Encouraging with Your Ears
The value of one's ears for encouragement purposes is readily apparent to those who understand the importance of listening. Listening is arguably the most essential skill needed by an encourager.

If we are plagued with poor listening skills, we may unintentionally discourage others. Failing to make eye-contact with a person who is speaking to you is rude and can be discouraging (e.g., an employee attempting to share a new idea with his boss notices that he seems disinterested and keeps looking at his watch). Attempting to do something else while a person is speaking to you is often impolite and can be discouraging (e.g., a woman tries to tell her husband about her day, but he never stops changing channels on the TV). Interrupting others and only thinking about what to say in response--instead of really endeavoring to comprehend what is being spoken--is also improper and can be discouraging. These are just some of the ways that people hurt and discourage each other every day. Although there may not be any intent to discourage, it nevertheless results from behaviors such as these.

What is the root cause of poor listening skills? The answer in one word: selfishness. One who is insensitive to the feelings of others (as illustrated above) discourages others because of his poor listening.

It should come as no surprise that the Lord Jesus is a marvelous example of a good listener. Consider Mark 10:46-52 on this point - "As He [Jesus] went out of Jericho with His disciples and a great multitude, blind Bartimaeus, the son of Timaeus, sat by the road begging. And when he heard that it was Jesus of Nazareth, he began to cry out and say, 'Jesus, Son of David, have mercy on me!' Then many warned him to be quiet; but he cried out all the more, 'Son of David, have mercy on me!' So Jesus stood still and commanded him to be called. Then they called the blind man, saying to him, 'Be of good cheer. Rise, He is calling you.' And throwing aside his garment, he rose and came to Jesus. So Jesus answered and said to him, 'What do you want Me to do for you?' The blind man said to Him, 'Rabboni, that I may receive my sight.' Then Jesus said to him, 'Go your way; your faith has made you well.' And immediately he received his sight and followed Jesus on the road." Jesus gladly took the time to listen to common folks, even when others thought He didn't have time to be bothered by such. Do you make time to really listen to people? Or, do you discourage others through selfishly poor listening skills? It is certainly true that careless listening eats away at the most precious ties of life.

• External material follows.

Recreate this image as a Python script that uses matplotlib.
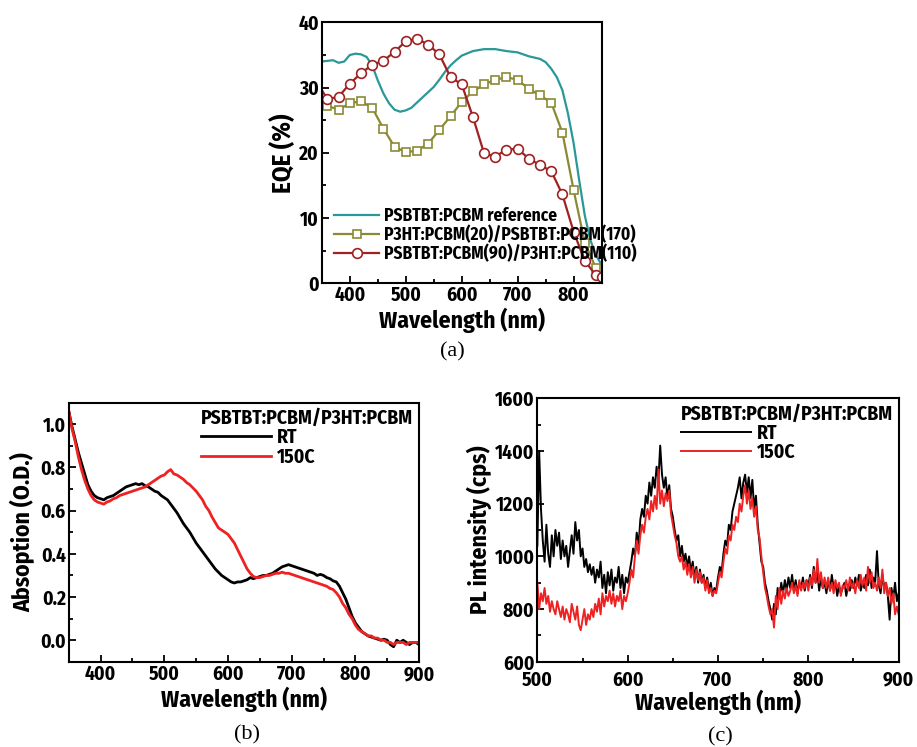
import numpy as np
import matplotlib
matplotlib.use("Agg")
import matplotlib.pyplot as plt
from matplotlib.ticker import MultipleLocator

# ---- (a) EQE spectra ----
eqe_ref_wl = [350, 360, 370, 380, 390, 400, 410, 420, 430, 440, 450, 460, 470, 480,
              490, 500, 510, 520, 530, 540, 550, 560, 570, 580, 590, 600, 620, 640,
              660, 680, 700, 720, 740, 750, 760, 770, 780, 790, 800, 810, 820, 830,
              840, 850]
eqe_ref = [34.0, 34.1, 34.2, 33.8, 34.0, 35.0, 35.2, 35.1, 34.7, 33.4, 31.1, 29.1, 27.6,
           26.6, 26.3, 26.5, 26.9, 27.7, 28.5, 29.3, 30.1, 31.2, 32.4, 33.4, 34.2, 34.9,
           35.6, 35.9, 35.9, 35.6, 35.4, 34.8, 34.4, 33.9, 32.9, 31.6, 29.6, 26.0, 21.5,
           15.8, 10.4, 6.6, 4.3, 2.8]

eqe_wl = [350, 360, 380, 400, 420, 440, 460, 480, 500, 520, 540, 560, 580, 600, 620,
          640, 660, 680, 700, 720, 740, 760, 780, 800, 820, 840, 850]
eqe_p3ht_bottom = [28.3, 27.2, 26.6, 27.6, 27.9, 26.9, 23.7, 20.9, 20.1, 20.3, 21.4, 23.5,
                   25.6, 27.8, 29.4, 30.5, 31.2, 31.6, 31.2, 29.8, 28.8, 27.7, 23.1, 14.3,
                   6.2, 2.3, 1.2]
eqe_psbtbt_bottom = [29.6, 28.2, 28.6, 30.6, 32.2, 33.5, 34.1, 35.5, 37.1, 37.5, 36.6,
                     35.1, 31.6, 30.5, 25.5, 19.9, 19.4, 20.5, 20.6, 19.1, 18.1, 17.2,
                     13.6, 7.9, 3.4, 1.2, 0.9]

# ---- (b) absorption, 5 nm steps ----
abs_wl = np.arange(350, 901, 5)
abs_rt = [1.06, 0.99, 0.93, 0.87, 0.82, 0.77, 0.72, 0.69, 0.67, 0.66,
          0.655, 0.65, 0.66, 0.665, 0.67, 0.68, 0.69, 0.70, 0.71, 0.715,
          0.72, 0.725, 0.72, 0.725, 0.715, 0.71, 0.70, 0.69, 0.685, 0.67,
          0.66, 0.65, 0.63, 0.61, 0.59, 0.565, 0.54, 0.52, 0.50, 0.475,
          0.45, 0.43, 0.41, 0.39, 0.37, 0.35, 0.33, 0.315, 0.30, 0.29,
          0.28, 0.27, 0.265, 0.27, 0.27, 0.275, 0.28, 0.29, 0.285, 0.29,
          0.295, 0.30, 0.30, 0.305, 0.31, 0.32, 0.33, 0.34, 0.345, 0.35,
          0.345, 0.34, 0.335, 0.33, 0.325, 0.32, 0.315, 0.31, 0.30, 0.305,
          0.30, 0.29, 0.285, 0.275, 0.27, 0.25, 0.22, 0.19, 0.15, 0.11,
          0.08, 0.06, 0.04, 0.03, 0.02, 0.015, 0.01, 0.005, 0.0, 0.005,
          0.0, -0.02, -0.03, 0.0, -0.01, 0.0, -0.01, -0.02, -0.01, -0.01,
          -0.02]
abs_150c = [1.06, 0.98, 0.92, 0.85, 0.79, 0.74, 0.70, 0.67, 0.65, 0.64,
            0.635, 0.63, 0.64, 0.645, 0.655, 0.66, 0.67, 0.675, 0.68, 0.685,
            0.69, 0.695, 0.70, 0.705, 0.71, 0.72, 0.73, 0.74, 0.75, 0.76,
            0.765, 0.78, 0.79, 0.77, 0.765, 0.755, 0.745, 0.73, 0.72, 0.705,
            0.69, 0.67, 0.65, 0.62, 0.60, 0.57, 0.545, 0.52, 0.51, 0.50,
            0.49, 0.47, 0.45, 0.42, 0.39, 0.36, 0.33, 0.31, 0.295, 0.29,
            0.29, 0.295, 0.30, 0.30, 0.305, 0.31, 0.31, 0.315, 0.31, 0.31,
            0.305, 0.30, 0.295, 0.29, 0.285, 0.28, 0.275, 0.27, 0.265, 0.26,
            0.255, 0.25, 0.24, 0.235, 0.22, 0.20, 0.17, 0.15, 0.12, 0.10,
            0.07, 0.05, 0.04, 0.03, 0.02, 0.02, 0.01, 0.01, 0.0, 0.0,
            -0.01, -0.01, -0.02, -0.01, -0.01, -0.01, -0.02, -0.01, -0.01, -0.01,
            -0.01]

# ---- (c) PL, 2 nm steps ----
pl_wl = np.arange(500, 901, 2)
pl_rt = [1040, 1400, 1180, 1060, 980, 1120, 1010, 960, 1080, 1000,
         1100, 1040, 1090, 990, 1060, 1000, 1040, 960, 1020, 1080,
         1010, 1130, 1060, 1100, 1000, 1030, 960, 990, 940, 970,
         930, 960, 900, 950, 920, 980, 880, 930, 860, 940,
         890, 950, 870, 920, 900, 960, 880, 930, 860, 920,
         900, 940, 980, 1030, 1000, 1090, 1040, 1140, 1180, 1150,
         1230, 1200, 1280, 1230, 1300, 1260, 1340, 1290, 1420, 1310,
         1260, 1300, 1220, 1270, 1180, 1150, 1100, 1060, 1080, 1000,
         1040, 980, 1010, 960, 1000, 940, 980, 920, 960, 900,
         950, 900, 930, 880, 920, 870, 900, 850, 880, 870,
         920, 960, 940, 1010, 1060, 1040, 1120, 1100, 1170, 1200,
         1230, 1260, 1300, 1220, 1280, 1310, 1240, 1300, 1220, 1290,
         1180, 1230, 1120, 1050, 980, 960, 900, 870, 830, 800,
         760, 820, 780, 880, 840, 900, 860, 910, 870, 920,
         880, 930, 870, 910, 860, 900, 880, 920, 870, 910,
         890, 930, 880, 960, 900, 940, 870, 920, 880, 900,
         860, 910, 870, 930, 880, 900, 850, 890, 860, 880,
         900, 850, 890, 870, 910, 880, 920, 890, 930, 870,
         900, 880, 930, 890, 950, 880, 920, 900, 1020, 890,
         860, 930, 880, 900, 850, 760, 880, 840, 900, 830,
         860]
pl_150c = [900, 800, 860, 830, 880, 820, 850, 790, 830, 800,
           780, 830, 800, 770, 810, 760, 800, 780, 750, 820,
           790, 760, 810, 740, 720, 760, 800, 740, 780, 760,
           800, 770, 820, 790, 840, 780, 860, 810, 850, 830,
           870, 820, 860, 810, 850, 830, 870, 800, 850, 830,
           860, 900, 950, 920, 1000, 1060, 1010, 1080, 1120, 1090,
           1150, 1180, 1140, 1210, 1170, 1230, 1180, 1330, 1200, 1250,
           1190, 1240, 1210, 1250, 1160, 1120, 1080, 1050, 1000, 980,
           1000, 950, 980, 930, 970, 920, 960, 900, 950, 910,
           940, 900, 920, 870, 910, 860, 880, 850, 870, 860,
           900, 940, 920, 980, 1030, 1010, 1080, 1060, 1120, 1100,
           1150, 1130, 1200, 1170, 1230, 1270, 1200, 1250, 1180, 1220,
           1150, 1190, 1100, 1070, 1000, 940, 880, 850, 810, 780,
           800, 730, 850, 800, 880, 820, 870, 840, 880, 850,
           870, 900, 860, 890, 850, 910, 870, 900, 880, 910,
           870, 920, 890, 950, 900, 990, 900, 940, 880, 920,
           880, 920, 870, 900, 860, 910, 880, 900, 850, 890,
           880, 910, 870, 920, 880, 900, 860, 910, 880, 930,
           890, 920, 870, 960, 900, 940, 880, 900, 870, 920,
           880, 950, 860, 900, 850, 880, 820, 860, 780, 810,
           780]

plt.rcParams["font.family"] = ["Fira Sans Condensed", "DejaVu Sans"]
plt.rcParams["font.weight"] = "bold"
plt.rcParams["axes.linewidth"] = 1.5

TICK_FS = 14
LABEL_FS = 17


def style_axis(ax):
    ax.tick_params(which="both", direction="in", width=1.3, labelsize=TICK_FS, pad=2)
    ax.tick_params(which="major", length=5)
    ax.tick_params(which="minor", length=3)
    for lab in ax.get_xticklabels() + ax.get_yticklabels():
        lab.set_fontweight("bold")


def add_legend(ax):
    return ax.legend(loc="upper right", frameon=False, title="PSBTBT:PCBM/P3HT:PCBM",
                     alignment="left", handlelength=3.6, handletextpad=0.3,
                     labelspacing=0.0, borderaxespad=0.1, borderpad=0.2,
                     prop={"weight": "bold", "size": 14},
                     title_fontproperties={"weight": "bold", "size": 14})


fig = plt.figure(figsize=(9.17, 7.47), dpi=100)

# (a)
ax_a = fig.add_axes([0.351, 0.621, 0.305, 0.349])
ax_a.plot(eqe_ref_wl, eqe_ref, color="#2a9898", lw=1.6, label="PSBTBT:PCBM reference")
ax_a.plot(eqe_wl, eqe_p3ht_bottom, color="#8a8a34", lw=1.6, marker="s", ms=6,
          mfc="white", mew=1.2, markevery=slice(1, 26),
          label="P3HT:PCBM(20)/PSBTBT:PCBM(170)")
ax_a.plot(eqe_wl, eqe_psbtbt_bottom, color="#9e2222", lw=1.6, marker="o", ms=7,
          mfc="white", mew=1.2, markevery=slice(1, 27),
          label="PSBTBT:PCBM(90)/P3HT:PCBM(110)")
ax_a.set_xlim(350, 850)
ax_a.set_ylim(0, 40)
ax_a.xaxis.set_major_locator(MultipleLocator(100))
ax_a.xaxis.set_minor_locator(MultipleLocator(50))
ax_a.yaxis.set_major_locator(MultipleLocator(10))
ax_a.yaxis.set_minor_locator(MultipleLocator(5))
ax_a.set_xlabel("Wavelength (nm)", fontsize=LABEL_FS, fontweight="bold", labelpad=2)
ax_a.set_ylabel("EQE (%)", fontsize=LABEL_FS + 1, fontweight="bold", labelpad=2)
style_axis(ax_a)
ax_a.legend(loc="lower left", bbox_to_anchor=(0.0, 0.03), frameon=False,
            handlelength=2.6, handletextpad=0.3, labelspacing=0.05, borderaxespad=0.3,
            prop={"weight": "bold", "size": 12.5})

# (b)
ax_b = fig.add_axes([0.075, 0.114, 0.382, 0.347])
ax_b.plot(abs_wl, abs_rt, color="black", lw=2, label="RT")
ax_b.plot(abs_wl, abs_150c, color="#ee2222", lw=2, label="150C")
ax_b.set_xlim(350, 900)
ax_b.set_ylim(-0.1, 1.1)
ax_b.set_xticks([400, 500, 600, 700, 800, 900])
ax_b.xaxis.set_minor_locator(MultipleLocator(50))
ax_b.set_yticks([0.0, 0.2, 0.4, 0.6, 0.8, 1.0])
ax_b.yaxis.set_minor_locator(MultipleLocator(0.1))
ax_b.set_xlabel("Wavelength (nm)", fontsize=LABEL_FS, fontweight="bold", labelpad=2)
ax_b.set_ylabel("Absoption (O.D.)", fontsize=LABEL_FS, fontweight="bold", labelpad=4)
style_axis(ax_b)
add_legend(ax_b)

# (c)
ax_c = fig.add_axes([0.586, 0.114, 0.394, 0.353])
ax_c.plot(pl_wl, pl_rt, color="black", lw=1.4, label="RT")
ax_c.plot(pl_wl, pl_150c, color="#ee2222", lw=1.4, label="150C")
ax_c.set_xlim(500, 900)
ax_c.set_ylim(600, 1600)
ax_c.xaxis.set_major_locator(MultipleLocator(100))
ax_c.xaxis.set_minor_locator(MultipleLocator(50))
ax_c.yaxis.set_major_locator(MultipleLocator(200))
ax_c.yaxis.set_minor_locator(MultipleLocator(100))
ax_c.set_xlabel("Wavelength (nm)", fontsize=LABEL_FS, fontweight="bold", labelpad=0)
ax_c.set_ylabel("PL intensity (cps)", fontsize=LABEL_FS, fontweight="bold", labelpad=2)
style_axis(ax_c)
ax_c.tick_params(axis="x", which="both", pad=6)
add_legend(ax_c)

# panel captions
cap = {"fontsize": 16, "fontfamily": "Liberation Serif", "fontweight": "normal",
       "ha": "center", "va": "center"}
fig.text(452 / 917, 1 - 352 / 747, "(a)", **cap)
fig.text(247 / 917, 1 - 735 / 747, "(b)", **cap)
fig.text(720 / 917, 1 - 737 / 747, "(c)", **cap)

fig.savefig("out.png", dpi=100)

Friends, ask yourself: What kind of listener does God expect me to be? I believe James 1:19,20 holds the answer - "So then, my beloved brethren, let every man be swift to hear, slow to speak, slow to wrath." Although these verses refer primarily to man's relationship with God (note the context), who would question the wisdom that can be gleaned here for human relationships as well?

If one is swift to hear, he will have a ready disposition to listen. A ball player can't throw the ball until he catches it. Likewise, a person should not speak until he understands (i.e., "catches") the viewpoint of the other person. Otherwise, an error will result.

One who is slow to speak will not say just anything that comes to mind. There is a time to bite your tongue! The wise will reserve their comments until they are certain they know what they are talking about and have considered the best way to communicate their thoughts. You see, communication involves results as well as intent. Just having noble intentions is not good enough. Consider how people might hear it, and not just how it was intended! I have made some big mistakes in recent years in this area. Although I always try to speak the truth in a well-intended way, there have been times where I certainly could have communicated the same meaning in a much more encouraging way.

One who is slow to wrath will not easily become enraged and cause communication to break down. Once a person becomes angry, communication always suffers. Tragically, hostility is sometimes more from faulty communication than from issues of real significance.

So, what kind of listener are you? Do you treat those speaking to you with the respect that you would wish to receive when you speak, or are you a selfish listener? Are you following the Golden Rule as a listener? Do you enter conversations with a commitment to give the other person your all?

May we use our ears as a tool to encourage others!